A further problem of such a circuit is that the extra current causes increased disturbance to the power line that supplies the circuit, possibly resulting in interference with other devices, or the emission of electromagnetic radiation that exceeds regulatory limits.
Similar problems arise in any DC supply technology that is disabled or powered off during the de-asserted state of a PWM signal waveform such that the output voltage is undriven in the OFF state; the voltage on the capacitor is the only determinant for when acoustical noise will be evident. Even in the case where a DC supply is the driving source, the output capacitor voltage fluctuation between the ON and OFF states is the source of the acoustical noise. Depending on whether current limiting is applied on start-up, the capacitor still appears as a very low impedance load when the power supply is re-enabled, which can cause inrush current spikes, as well. If the power supply is current-limited, the increased rise time of the voltage on the output capacitor causes significant non-linearity in the output voltage/current at low duty cycles of the PWM waveform.

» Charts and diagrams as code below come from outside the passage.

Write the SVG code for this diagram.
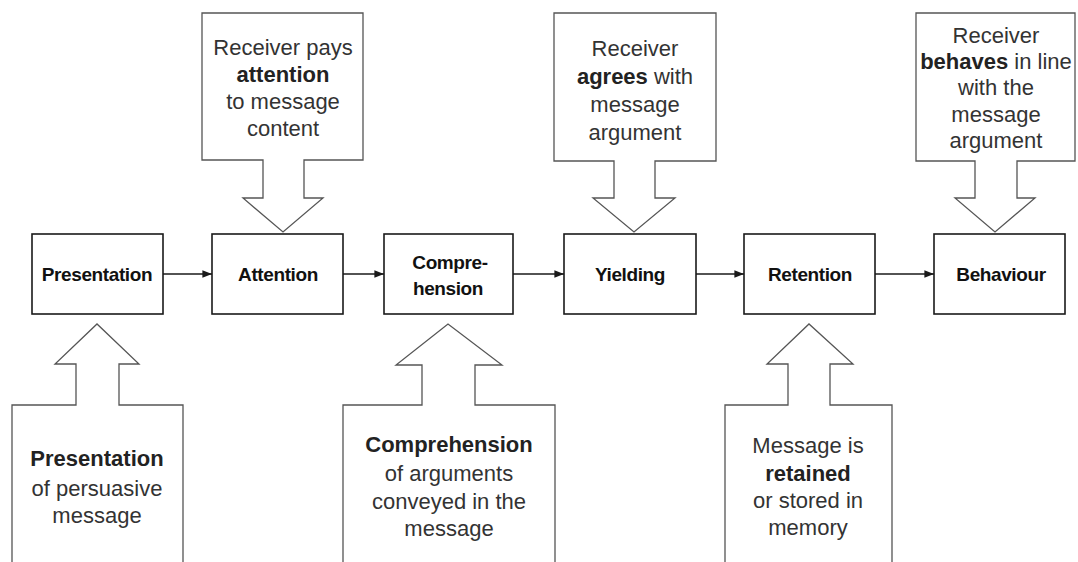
<svg xmlns="http://www.w3.org/2000/svg" width="1078" height="562" viewBox="0 0 1078 562">
  <style>
    .stage { fill: #fff; stroke: #1a1a1a; stroke-width: 1.6; }
    .stage-label { font-family: "Liberation Sans", Arial, sans-serif; font-weight: bold; font-size: 19px; fill: #111; text-anchor: middle; letter-spacing: -0.4px; }
    .callout { fill: #fff; stroke: #555; stroke-width: 1.3; stroke-linejoin: miter; }
    .note { font-family: "Liberation Sans", Arial, sans-serif; font-size: 22px; fill: #333; text-anchor: middle; }
    .note tspan.b { font-weight: bold; fill: #222; }
    .link { stroke: #1a1a1a; stroke-width: 1.6; fill: none; marker-end: url(#head); }
  </style>
  <defs>
    <marker id="head" viewBox="0 0 10 10" refX="10" refY="5" markerWidth="6" markerHeight="6" markerUnits="strokeWidth" orient="auto">
      <path d="M0,1 L10,5 L0,9 Z" fill="#1a1a1a"/>
    </marker>
  </defs>
  <rect width="1078" height="562" fill="#fff"/>

  <!-- flow between stages -->
  <g id="connectors">
    <line class="link" x1="163" y1="274" x2="212" y2="274"/>
    <line class="link" x1="343" y1="274" x2="384" y2="274"/>
    <line class="link" x1="513" y1="274" x2="564" y2="274"/>
    <line class="link" x1="696" y1="274" x2="744" y2="274"/>
    <line class="link" x1="875" y1="274" x2="934" y2="274"/>
  </g>

  <!-- stage boxes -->
  <g id="presentation">
    <rect class="stage" x="32" y="234" width="131" height="80"/>
    <text class="stage-label" x="97" y="281">Presentation</text>
  </g>
  <g id="attention">
    <rect class="stage" x="212" y="234" width="131" height="80"/>
    <text class="stage-label" x="278" y="281">Attention</text>
  </g>
  <g id="comprehension">
    <rect class="stage" x="384" y="234" width="129" height="80"/>
    <text class="stage-label" x="450" y="269">Compre-</text>
    <text class="stage-label" x="448" y="295">hension</text>
  </g>
  <g id="yielding">
    <rect class="stage" x="564" y="234" width="132" height="80"/>
    <text class="stage-label" x="630" y="281">Yielding</text>
  </g>
  <g id="retention">
    <rect class="stage" x="744" y="234" width="131" height="80"/>
    <text class="stage-label" x="810" y="281">Retention</text>
  </g>
  <g id="behaviour">
    <rect class="stage" x="934" y="234" width="131" height="80"/>
    <text class="stage-label" x="1001" y="281">Behaviour</text>
  </g>

  <!-- callouts above the stages -->
  <g id="note-attention">
    <path class="callout" d="M202,13 H363 V160 H304 V198 H323 L283,232 L243,198 H263 V160 H202 Z"/>
    <text class="note" x="283" y="55">Receiver pays</text>
    <text class="note" x="283" y="82"><tspan class="b">attention</tspan></text>
    <text class="note" x="283" y="109">to message</text>
    <text class="note" x="283" y="136">content</text>
  </g>
  <g id="note-yielding">
    <path class="callout" d="M554,13 H716 V161 H655 V198 H675 L634,232 L593,198 H614 V161 H554 Z"/>
    <text class="note" x="635" y="56">Receiver</text>
    <text class="note" x="635" y="84"><tspan class="b">agrees</tspan> with</text>
    <text class="note" x="635" y="112">message</text>
    <text class="note" x="635" y="140">argument</text>
  </g>
  <g id="note-behaviour">
    <path class="callout" d="M916,13 H1075 V161 H1017 V198 H1035 L995,232 L955,198 H975 V161 H916 Z"/>
    <text class="note" x="996" y="43">Receiver</text>
    <text class="note" x="996" y="69"><tspan class="b">behaves</tspan> in line</text>
    <text class="note" x="996" y="95">with the</text>
    <text class="note" x="996" y="122">message</text>
    <text class="note" x="996" y="148">argument</text>
  </g>

  <!-- callouts below the stages -->
  <g id="note-presentation">
    <path class="callout" d="M12,575 V405 H76 V364 H55 L97,324 L139,364 H119 V405 H183 V575"/>
    <text class="note" x="97" y="466"><tspan class="b">Presentation</tspan></text>
    <text class="note" x="97" y="496">of persuasive</text>
    <text class="note" x="97" y="523">message</text>
  </g>
  <g id="note-comprehension">
    <path class="callout" d="M343,575 V405 H422 V365 H396 L448,324 L502,365 H475 V405 H555 V575"/>
    <text class="note" x="449" y="452"><tspan class="b">Comprehension</tspan></text>
    <text class="note" x="449" y="481">of arguments</text>
    <text class="note" x="449" y="509">conveyed in the</text>
    <text class="note" x="449" y="536">message</text>
  </g>
  <g id="note-retention">
    <path class="callout" d="M725,575 V405 H788 V364 H767 L809,324 L853,364 H830 V405 H892 V575"/>
    <text class="note" x="808" y="453">Message is</text>
    <text class="note" x="808" y="481"><tspan class="b">retained</tspan></text>
    <text class="note" x="808" y="508">or stored in</text>
    <text class="note" x="808" y="535">memory</text>
  </g>
</svg>
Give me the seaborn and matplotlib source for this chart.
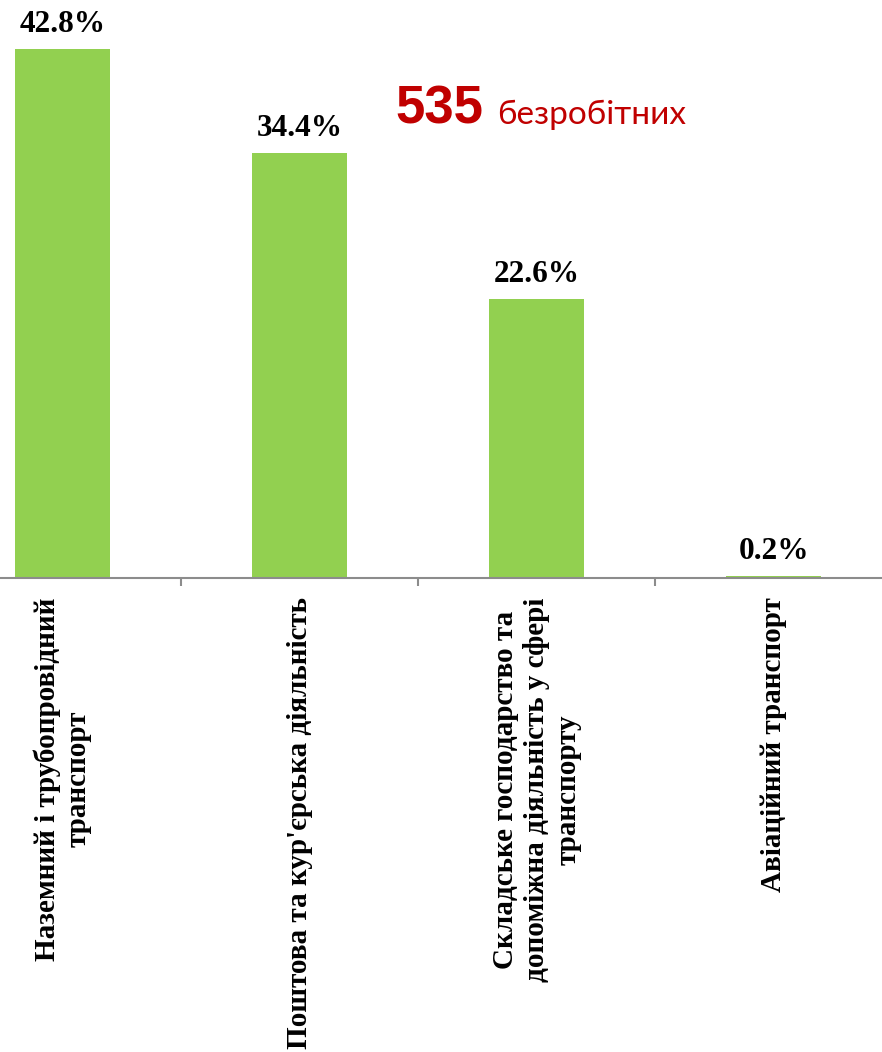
import matplotlib
matplotlib.use("Agg")
import matplotlib.pyplot as plt
import seaborn as sns
import pandas as pd

categories = [
    "Наземний і трубопровідний\nтранспорт",
    "Поштова та кур'єрська діяльність",
    "Складське господарство та\nдопоміжна діяльність у сфері\nтранспорту",
    "Авіаційний транспорт",
]
values = [42.8, 34.4, 22.6, 0.2]
total_number = "535"
total_text = "безробітних"

sns.set_theme(style="white")
plt.rcParams['font.family'] = ['Liberation Serif', 'DejaVu Serif']
plt.rcParams['text.color'] = 'black'
plt.rcParams['xtick.color'] = 'black'

W, H = 882, 1052
fig = plt.figure(figsize=(W / 100, H / 100), dpi=100)
left_px, right_px, base_px = -56, 892, 578
ax = fig.add_axes([left_px / W, (H - base_px) / H, (right_px - left_px) / W, base_px / H])

df = pd.DataFrame({"cat": categories, "val": values})
sns.barplot(data=df, x="cat", y="val", color="#92D050", width=0.4, saturation=1,
            ax=ax, edgecolor="none")
ax.set_ylim(0, base_px / 12.36)
ax.set_xlim(-0.5, len(categories) - 0.5)

for c in ax.containers:
    ax.bar_label(c, labels=[f"{v:.1f}%" for v in values], padding=7,
                 fontsize=22.5, fontweight="bold", color="black")

for s in ["top", "right", "left"]:
    ax.spines[s].set_visible(False)
ax.spines["bottom"].set_color("#8c8c8c")
ax.spines["bottom"].set_linewidth(1.5)
ax.set_yticks([])
ax.set_xlabel("")
ax.set_ylabel("")
ax.set_xticks(range(len(categories)))
ax.set_xticklabels(categories, rotation=90, va="top", ha="center",
                   multialignment="center", fontsize=21, fontweight="bold",
                   color="black")
ax.tick_params(axis="x", which="major", length=0, pad=14, labelcolor="black")
ax.set_xticks([0.5, 1.5, 2.5], minor=True)
ax.tick_params(axis="x", which="minor", length=6, width=1.5, color="#8c8c8c",
               direction="out", bottom=True)

fig.text(395 / W, 1 - 124 / H, total_number, color="#C00000", fontsize=38,
         fontweight="bold", family=["Liberation Sans"], ha="left", va="baseline")
fig.text(497 / W, 1 - 124 / H, total_text, color="#C00000", fontsize=24,
         family=["Lato", "DejaVu Sans"], ha="left", va="baseline")

fig.savefig("out.png", dpi=100)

One possibility used to overcome the problem of the audible buzzing of the capacitor is the use of tantalum capacitors instead of ceramic capacitors. However, although these have better resonance characteristics, they are also much more expensive and have other drawbacks such as having high effective series resistance (ESR). A further possibility is to modulate the DC current through the LED string, instead of using PWM, though this can lead to a colour change, as white LEDs (which are typically used to backlight colour LCD screens) change colour with the supply current, and the characteristics of LEDs may vary, relative to one another, at currents that are significantly less than, or greater than, the current at which they are characterised.